For real-world workload, the mongodb IO sizes were averaging 8-16KiB I
believe (unknown if sequential or random pattern, but even if random
the data would still be virtually nearby seek-wise). The backup
software was around 130KiB in sequential IO, but from bluestore's PoV
it translated to lots of 32KiB-64KiB random IO with long seeks [2].

> -Greg
>
> >
> >
> > Hope this helps.
> >
> > Thanks,
> >
> > Igor
> >
> >
> >
> > On 2/15/2019 3:42 AM, Gregory Farnum wrote:
> > > Hey Igor,
> > > I don't know much about the BlueStore allocator pattern, so I don't
> > > have a clear idea how difficult this is.
> > > But I *believe* we have a common pattern in RBD that might be worth
> > > optimizing for: the repeated-overwrites case.
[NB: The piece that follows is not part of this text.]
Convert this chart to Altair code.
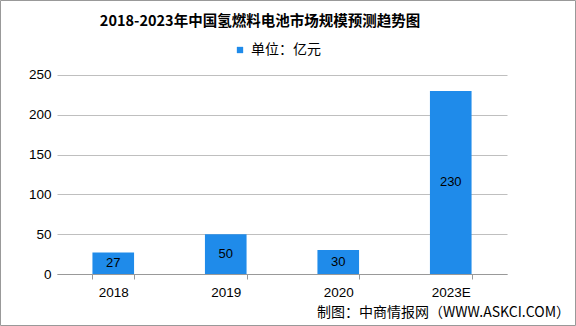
import altair as alt
import pandas as pd

years = ["2018", "2019", "2020", "2023E"]
values = [27, 50, 30, 230]
series_name = "单位：亿元"
title_text = "2018-2023年中国氢燃料电池市场规模预测趋势图"
footer_text = "制图：中商情报网（WWW.ASKCI.COM）"

df = pd.DataFrame({"year": years, "value": values, "series": [series_name] * len(years)})

W, H = 450, 207
PL, PT = 57, 67

base = alt.Chart(df)

bars = base.mark_bar(color="#1F8BEA").encode(
    x=alt.X("year:N", sort=years, title=None,
            scale=alt.Scale(paddingInner=0.63, paddingOuter=0.315),
            axis=alt.Axis(labelAngle=0, labelFontSize=13.5, labelColor="#000000",
                          labelFont="Liberation Sans", domainColor="#999999",
                          tickColor="#999999", tickSize=5, tickBand="extent",
                          labelPadding=6, grid=False)),
    y=alt.Y("value:Q", title=None,
            scale=alt.Scale(domain=[0, 250]),
            axis=alt.Axis(values=[0, 50, 100, 150, 200, 250], labelFontSize=13.5,
                          labelColor="#000000", labelFont="Liberation Sans",
                          domain=False, ticks=False, labelPadding=6,
                          gridColor="#BFBFBF", gridWidth=1)),
    color=alt.Color("series:N", scale=alt.Scale(range=["#1F8BEA"]),
                    legend=alt.Legend(title=None, orient="none", legendX=176, legendY=-24,
                                      symbolType="square", symbolSize=40,
                                      labelFontSize=14, labelFont="Noto Sans CJK SC",
                                      labelColor="#000000", symbolStrokeWidth=0)),
)

labels = base.mark_text(fontSize=13, font="Liberation Sans", color="#000000").encode(
    x=alt.X("year:N", sort=years),
    y=alt.Y("mid:Q"),
    text=alt.Text("value:Q"),
).transform_calculate(mid="datum.value / 2")

title = alt.Chart(pd.DataFrame({"t": [title_text]})).mark_text(
    fontSize=14.5, fontWeight="bold", font="Noto Sans CJK SC", color="#000000",
    align="center", baseline="middle"
).encode(x=alt.value(260 - PL), y=alt.value(22 - PT), text="t:N")

footer = alt.Chart(pd.DataFrame({"t": [footer_text]})).mark_text(
    fontSize=14, font="Noto Sans CJK SC", color="#000000",
    align="right", baseline="middle"
).encode(x=alt.value(570 - PL), y=alt.value(313 - PT), text="t:N")

border = alt.Chart(pd.DataFrame({"a": [0]})).mark_rect(
    fill=None, stroke="#999999", strokeWidth=1
).encode(x=alt.value(-PL + 0.5), x2=alt.value(576 - PL - 0.5),
         y=alt.value(-PT + 0.5), y2=alt.value(326 - PT - 0.5))

chart = alt.layer(bars, labels, title, footer, border).properties(
    width=W, height=H,
    autosize=alt.AutoSizeParams(type="none"),
    padding={"left": PL, "top": PT, "right": 576 - PL - W, "bottom": 326 - PT - H},
    background="#FFFFFF",
).configure_view(stroke=None)

chart.save("out.html", embed_options={"renderer": "svg", "actions": False})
Often this would be some
> > > kind of journal header — either for the FS stored on top, a database,
> > > or whatever, that results in the same 4KB logical block getting
> > > overwritten repeatedly.
> > >
> > > For instance, librbd might write out
> > > AAAA
> > > to an object, then do updates to the second block resulting in a logical
> > > ABAA
> > > ACAA
> > > ADAA
> > > etc.
> > >
> > > I think, from my very limited understanding and what I heard when I
> > > asked this in standup, that right now the layout in BlueStore for this
> > > will tend to be something like
> > > AAAA
> > > A[A]AA...B
> > > A[A]AA...[B]...C
> > > A[A]AA...[B]...[C]...D
> > > where the brackets indicate a deallocated [hole]. I expect that to
> > > happen (certainly for the first overwrite) as long as the incoming IO
> > > is large enough to trigger an immediate write to disk and then an
> > > update to the metadata, rather than stuffing the data in the WAL and
> > > then doing a write-in-place.
> > >
> > > So I wonder: is there any optimization to try and place incoming data
> > > so that it closes up holes and allows merging the extents/blobs
> > > (sorry, I forget the BlueStore internal terms)? If not, is this a
> > > feasible optimization to try and apply at some point?
> > > That way we could get an on disk layout pattern more like
> > > AAAA
> > > A[A]AA...B
> > > ACAA...[B]
> > > A[C]AA...D
> > >
> > > I don't know what the full value of something like this would actually
> > > be, but I was in some discussion recently where it came up that RBD
> > > causes much larger RocksDB usage than RGW does, thanks to the
> > > fragmented layouts it provokes. Cutting that down might be very good
> > > for our long-term performance?
> > > -Greg

[1] I think it used to control the CRC size but now it doesn't (?)
[2] https://raw.githubusercontent.com/dillaman/public/master/bluestore/high%20latency%20IO.png
(stupid allocator-induced seeks)

-- 
Jason